##### Supplied information #####

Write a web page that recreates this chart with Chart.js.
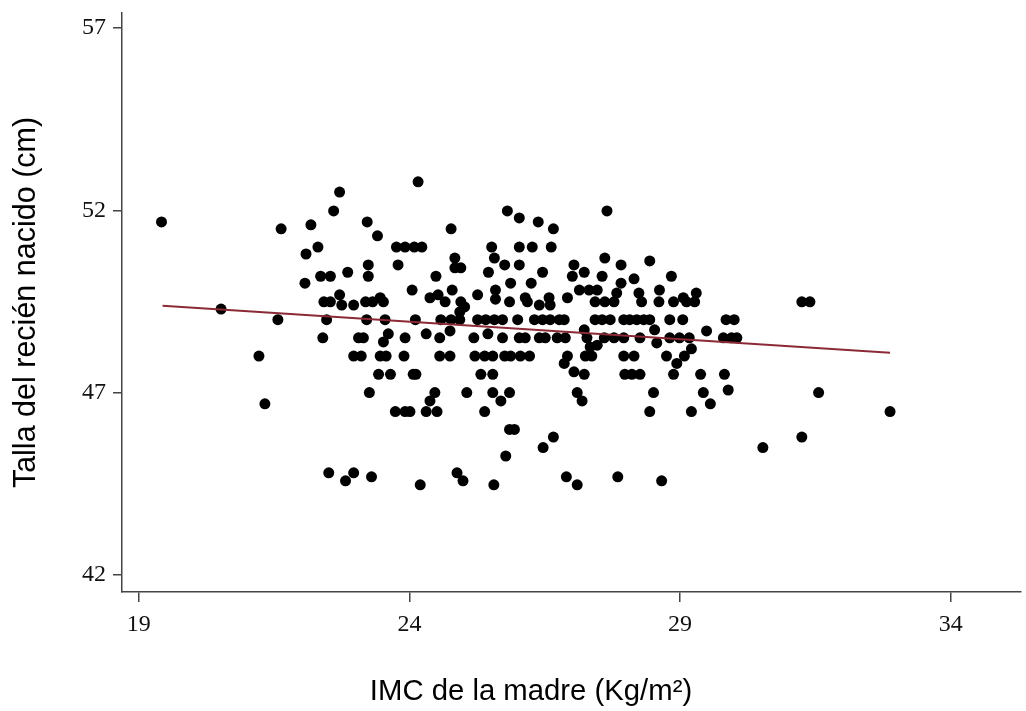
<!DOCTYPE html>
<html lang="es">
<head>
<meta charset="utf-8">
<title>Talla del recién nacido vs IMC de la madre</title>
<script src="https://cdn.jsdelivr.net/npm/chart.js@4.4.0/dist/chart.umd.min.js"></script>
<style>
  html, body { margin: 0; padding: 0; background: #fff; }
  #wrap { width: 1026px; height: 711px; }
</style>
</head>
<body>
<div id="wrap"><canvas id="scatter" width="1026" height="711"></canvas></div>
<script>
// datos: una fila por cada nivel de talla
const tallaRows = [
  52.78, 52.5, 51.98, 51.79, 51.68, 51.6, 51.49, 51.3, 50.99, 50.8,
  50.69, 50.61, 50.5, 50.42, 50.3, 50.19, 50.12, 50.0, 49.81, 49.73,
  49.68, 49.6, 49.56, 49.49, 49.4, 49.35, 49.29, 49.21, 49.0, 48.72,
  48.69, 48.61, 48.5, 48.39, 48.36, 48.3, 48.25, 48.2, 48.0, 47.8,
  47.57, 47.5, 47.07, 47.0, 46.77, 46.69, 46.48, 45.99, 45.78, 45.49,
  45.26, 44.8, 44.69, 44.58, 44.47
];
const imcRows = [
  [24.16],
  [22.71],
  [22.60, 25.81, 27.65],
  [26.03],
  [19.42, 23.22, 26.38],
  [22.18],
  [21.63, 24.77, 26.66],
  [23.41],
  [22.31, 23.76, 23.92, 24.09, 24.23, 25.52, 26.03, 26.27, 26.62],
  [22.09],
  [24.84, 25.57, 27.61],
  [28.44],
  [23.24, 23.79, 25.76, 26.03, 27.04, 27.91],
  [24.84, 24.95],
  [22.86, 25.46, 26.46, 27.23],
  [22.36, 22.54, 23.24, 24.49, 27.01, 27.56, 28.84],
  [28.15],
  [22.07, 25.87, 26.25, 27.91],
  [24.05, 24.79, 25.59, 27.14, 27.32, 27.47, 28.62],
  [27.83, 28.24, 29.30],
  [22.71, 24.53, 25.26],
  [23.46, 24.38, 26.14, 26.58, 26.92, 29.06],
  [25.59],
  [22.42, 22.54, 23.19, 23.32, 23.52, 24.66, 24.95, 25.85, 26.18, 27.43, 27.61, 27.78, 28.29, 28.61, 28.88, 29.12, 29.27, 31.25, 31.40],
  [22.75, 22.97, 26.40, 26.60],
  [25.02],
  [20.52],
  [24.93],
  [21.57, 22.47, 23.21, 23.55, 24.11, 24.58, 24.77, 24.93, 25.26, 25.41, 25.57, 25.72, 26.00, 26.31, 26.46, 26.60, 26.77, 26.86, 27.43, 27.56, 27.71, 27.96, 28.07, 28.20, 28.33, 28.44, 28.81, 29.05, 29.85, 30.00],
  [27.23, 28.53],
  [24.75, 29.49],
  [23.61, 24.31, 25.45],
  [22.40, 23.06, 23.15, 23.92, 24.56, 25.19, 25.72, 26.03, 26.14, 26.40, 26.51, 26.73, 26.88, 27.28, 27.60, 27.78, 27.96, 28.26, 28.81, 28.99, 29.17, 29.80, 29.95, 30.05],
  [23.52],
  [28.57],
  [27.47],
  [27.34],
  [29.21],
  [21.22, 22.97, 23.11, 23.46, 23.57, 23.90, 24.56, 24.75, 25.21, 25.39, 25.54, 25.76, 25.87, 26.05, 26.22, 26.92, 27.25, 27.37, 27.96, 28.15, 28.75, 29.08],
  [26.86, 28.94],
  [27.04],
  [23.43, 23.65, 24.07, 24.12, 25.32, 25.54, 27.23, 27.98, 28.11, 28.26, 28.88, 29.38, 29.82],
  [29.89],
  [23.26, 24.47, 25.06, 25.54, 25.85, 27.10, 28.51, 29.43, 31.56],
  [24.38, 25.69, 27.19],
  [21.33, 29.56],
  [23.74, 23.92, 24.01, 24.31, 24.51, 25.39, 28.44, 29.21, 32.88],
  [25.85, 25.94],
  [26.66, 31.25],
  [26.47, 30.53],
  [25.78],
  [22.51, 22.97, 24.88],
  [23.30, 26.90, 27.85],
  [22.82, 24.99, 28.66],
  [24.20, 25.56, 27.10]
];

// recta de ajuste (extremos)
const fitImc = [19.44, 32.88];
const fitTalla = [49.38, 48.09];

const xTicks = [19, 24, 29, 34];
const yTicks = [42, 47, 52, 57];

const xTitle = 'IMC de la madre (Kg/m²)';
const yTitle = 'Talla del recién nacido (cm)';

const points = [];
tallaRows.forEach((talla, i) => {
  imcRows[i].forEach((imc) => points.push({ x: imc, y: talla }));
});
const fitLine = fitImc.map((imc, i) => ({ x: imc, y: fitTalla[i] }));

const axisColor = '#444';
const sansFamily = "'Liberation Sans', Arial, sans-serif";
const tickFont = { family: "'Liberation Serif', 'Times New Roman', serif", size: 24 };

// sin margenes extra por las etiquetas: el area del grafico queda fija
const noLabelPadding = (scale) => {
  scale.paddingTop = 0;
  scale.paddingBottom = 0;
  scale.paddingLeft = 0;
  scale.paddingRight = 0;
};

// titulo del eje x, algo desplazado a la izquierda como en el original
const xTitlePlugin = {
  id: 'xTitle',
  afterDraw(chart) {
    const ctx = chart.ctx;
    ctx.save();
    ctx.font = '29.3px ' + sansFamily;
    ctx.fillStyle = '#000';
    ctx.textAlign = 'center';
    ctx.textBaseline = 'alphabetic';
    ctx.fillText(xTitle, 531, 700);
    ctx.restore();
  }
};

new Chart(document.getElementById('scatter'), {
  type: 'scatter',
  data: {
    datasets: [
      {
        type: 'line',
        data: fitLine,
        borderColor: '#8b2a36',
        borderWidth: 2,
        pointRadius: 0,
        fill: false,
        order: 0
      },
      {
        data: points,
        backgroundColor: '#000',
        borderColor: '#000',
        borderWidth: 0,
        pointRadius: 5.5,
        order: 1
      }
    ]
  },
  options: {
    responsive: false,
    animation: false,
    layout: { padding: { top: 13, right: 0, bottom: 0, left: 0 } },
    plugins: {
      legend: { display: false },
      tooltip: { enabled: false }
    },
    scales: {
      x: {
        type: 'linear',
        min: 18.69,
        max: 35.29,
        afterBuildTicks: (scale) => { scale.ticks = xTicks.map((v) => ({ value: v })); },
        afterFit: (scale) => { scale.height = 119; noLabelPadding(scale); },
        border: { display: true, color: axisColor, width: 1.5 },
        grid: { drawOnChartArea: false, drawTicks: true, tickLength: 10, color: axisColor, lineWidth: 1.5 },
        ticks: { color: '#111', font: tickFont, padding: 8, maxRotation: 0 },
        title: { display: false }
      },
      y: {
        type: 'linear',
        min: 41.53,
        max: 57.41,
        afterBuildTicks: (scale) => { scale.ticks = yTicks.map((v) => ({ value: v })); },
        afterFit: (scale) => { scale.width = 122; noLabelPadding(scale); },
        border: { display: true, color: axisColor, width: 1.5 },
        grid: { drawOnChartArea: false, drawTicks: true, tickLength: 9, color: axisColor, lineWidth: 1.5 },
        ticks: { color: '#111', font: tickFont, padding: 7 },
        title: {
          display: true,
          text: yTitle,
          color: '#000',
          font: { family: sansFamily, size: 30.5 },
          padding: { top: 8, bottom: 0 }
        }
      }
    }
  },
  plugins: [xTitlePlugin]
});
</script>
</body>
</html>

#####

Give back every line exactly as it stands, pictures excluded.

> Complete output:
Write a web page that recreates this chart with Chart.js.
<!DOCTYPE html>
<html lang="es">
<head>
<meta charset="utf-8">
<title>Talla del recién nacido vs IMC de la madre</title>
<script src="https://cdn.jsdelivr.net/npm/chart.js@4.4.0/dist/chart.umd.min.js"></script>
<style>
  html, body { margin: 0; padding: 0; background: #fff; }
  #wrap { width: 1026px; height: 711px; }
</style>
</head>
<body>
<div id="wrap"><canvas id="scatter" width="1026" height="711"></canvas></div>
<script>
// datos: una fila por cada nivel de talla
const tallaRows = [
  52.78, 52.5, 51.98, 51.79, 51.68, 51.6, 51.49, 51.3, 50.99, 50.8,
  50.69, 50.61, 50.5, 50.42, 50.3, 50.19, 50.12, 50.0, 49.81, 49.73,
  49.68, 49.6, 49.56, 49.49, 49.4, 49.35, 49.29, 49.21, 49.0, 48.72,
  48.69, 48.61, 48.5, 48.39, 48.36, 48.3, 48.25, 48.2, 48.0, 47.8,
  47.57, 47.5, 47.07, 47.0, 46.77, 46.69, 46.48, 45.99, 45.78, 45.49,
  45.26, 44.8, 44.69, 44.58, 44.47
];
const imcRows = [
  [24.16],
  [22.71],
  [22.60, 25.81, 27.65],
  [26.03],
  [19.42, 23.22, 26.38],
  [22.18],
  [21.63, 24.77, 26.66],
  [23.41],
  [22.31, 23.76, 23.92, 24.09, 24.23, 25.52, 26.03, 26.27, 26.62],
  [22.09],
  [24.84, 25.57, 27.61],
  [28.44],
  [23.24, 23.79, 25.76, 26.03, 27.04, 27.91],
  [24.84, 24.95],
  [22.86, 25.46, 26.46, 27.23],
  [22.36, 22.54, 23.24, 24.49, 27.01, 27.56, 28.84],
  [28.15],
  [22.07, 25.87, 26.25, 27.91],
  [24.05, 24.79, 25.59, 27.14, 27.32, 27.47, 28.62],
  [27.83, 28.24, 29.30],
  [22.71, 24.53, 25.26],
  [23.46, 24.38, 26.14, 26.58, 26.92, 29.06],
  [25.59],
  [22.42, 22.54, 23.19, 23.32, 23.52, 24.66, 24.95, 25.85, 26.18, 27.43, 27.61, 27.78, 28.29, 28.61, 28.88, 29.12, 29.27, 31.25, 31.40],
  [22.75, 22.97, 26.40, 26.60],
  [25.02],
  [20.52],
  [24.93],
  [21.57, 22.47, 23.21, 23.55, 24.11, 24.58, 24.77, 24.93, 25.26, 25.41, 25.57, 25.72, 26.00, 26.31, 26.46, 26.60, 26.77, 26.86, 27.43, 27.56, 27.71, 27.96, 28.07, 28.20, 28.33, 28.44, 28.81, 29.05, 29.85, 30.00],
  [27.23, 28.53],
  [24.75, 29.49],
  [23.61, 24.31, 25.45],
  [22.40, 23.06, 23.15, 23.92, 24.56, 25.19, 25.72, 26.03, 26.14, 26.40, 26.51, 26.73, 26.88, 27.28, 27.60, 27.78, 27.96, 28.26, 28.81, 28.99, 29.17, 29.80, 29.95, 30.05],
  [23.52],
  [28.57],
  [27.47],
  [27.34],
  [29.21],
  [21.22, 22.97, 23.11, 23.46, 23.57, 23.90, 24.56, 24.75, 25.21, 25.39, 25.54, 25.76, 25.87, 26.05, 26.22, 26.92, 27.25, 27.37, 27.96, 28.15, 28.75, 29.08],
  [26.86, 28.94],
  [27.04],
  [23.43, 23.65, 24.07, 24.12, 25.32, 25.54, 27.23, 27.98, 28.11, 28.26, 28.88, 29.38, 29.82],
  [29.89],
  [23.26, 24.47, 25.06, 25.54, 25.85, 27.10, 28.51, 29.43, 31.56],
  [24.38, 25.69, 27.19],
  [21.33, 29.56],
  [23.74, 23.92, 24.01, 24.31, 24.51, 25.39, 28.44, 29.21, 32.88],
  [25.85, 25.94],
  [26.66, 31.25],
  [26.47, 30.53],
  [25.78],
  [22.51, 22.97, 24.88],
  [23.30, 26.90, 27.85],
  [22.82, 24.99, 28.66],
  [24.20, 25.56, 27.10]
];

// recta de ajuste (extremos)
const fitImc = [19.44, 32.88];
const fitTalla = [49.38, 48.09];

const xTicks = [19, 24, 29, 34];
const yTicks = [42, 47, 52, 57];

const xTitle = 'IMC de la madre (Kg/m²)';
const yTitle = 'Talla del recién nacido (cm)';

const points = [];
tallaRows.forEach((talla, i) => {
  imcRows[i].forEach((imc) => points.push({ x: imc, y: talla }));
});
const fitLine = fitImc.map((imc, i) => ({ x: imc, y: fitTalla[i] }));

const axisColor = '#444';
const sansFamily = "'Liberation Sans', Arial, sans-serif";
const tickFont = { family: "'Liberation Serif', 'Times New Roman', serif", size: 24 };

// sin margenes extra por las etiquetas: el area del grafico queda fija
const noLabelPadding = (scale) => {
  scale.paddingTop = 0;
  scale.paddingBottom = 0;
  scale.paddingLeft = 0;
  scale.paddingRight = 0;
};

// titulo del eje x, algo desplazado a la izquierda como en el original
const xTitlePlugin = {
  id: 'xTitle',
  afterDraw(chart) {
    const ctx = chart.ctx;
    ctx.save();
    ctx.font = '29.3px ' + sansFamily;
    ctx.fillStyle = '#000';
    ctx.textAlign = 'center';
    ctx.textBaseline = 'alphabetic';
    ctx.fillText(xTitle, 531, 700);
    ctx.restore();
  }
};

new Chart(document.getElementById('scatter'), {
  type: 'scatter',
  data: {
    datasets: [
      {
        type: 'line',
        data: fitLine,
        borderColor: '#8b2a36',
        borderWidth: 2,
        pointRadius: 0,
        fill: false,
        order: 0
      },
      {
        data: points,
        backgroundColor: '#000',
        borderColor: '#000',
        borderWidth: 0,
        pointRadius: 5.5,
        order: 1
      }
    ]
  },
  options: {
    responsive: false,
    animation: false,
    layout: { padding: { top: 13, right: 0, bottom: 0, left: 0 } },
    plugins: {
      legend: { display: false },
      tooltip: { enabled: false }
    },
    scales: {
      x: {
        type: 'linear',
        min: 18.69,
        max: 35.29,
        afterBuildTicks: (scale) => { scale.ticks = xTicks.map((v) => ({ value: v })); },
        afterFit: (scale) => { scale.height = 119; noLabelPadding(scale); },
        border: { display: true, color: axisColor, width: 1.5 },
        grid: { drawOnChartArea: false, drawTicks: true, tickLength: 10, color: axisColor, lineWidth: 1.5 },
        ticks: { color: '#111', font: tickFont, padding: 8, maxRotation: 0 },
        title: { display: false }
      },
      y: {
        type: 'linear',
        min: 41.53,
        max: 57.41,
        afterBuildTicks: (scale) => { scale.ticks = yTicks.map((v) => ({ value: v })); },
        afterFit: (scale) => { scale.width = 122; noLabelPadding(scale); },
        border: { display: true, color: axisColor, width: 1.5 },
        grid: { drawOnChartArea: false, drawTicks: true, tickLength: 9, color: axisColor, lineWidth: 1.5 },
        ticks: { color: '#111', font: tickFont, padding: 7 },
        title: {
          display: true,
          text: yTitle,
          color: '#000',
          font: { family: sansFamily, size: 30.5 },
          padding: { top: 8, bottom: 0 }
        }
      }
    }
  },
  plugins: [xTitlePlugin]
});
</script>
</body>
</html>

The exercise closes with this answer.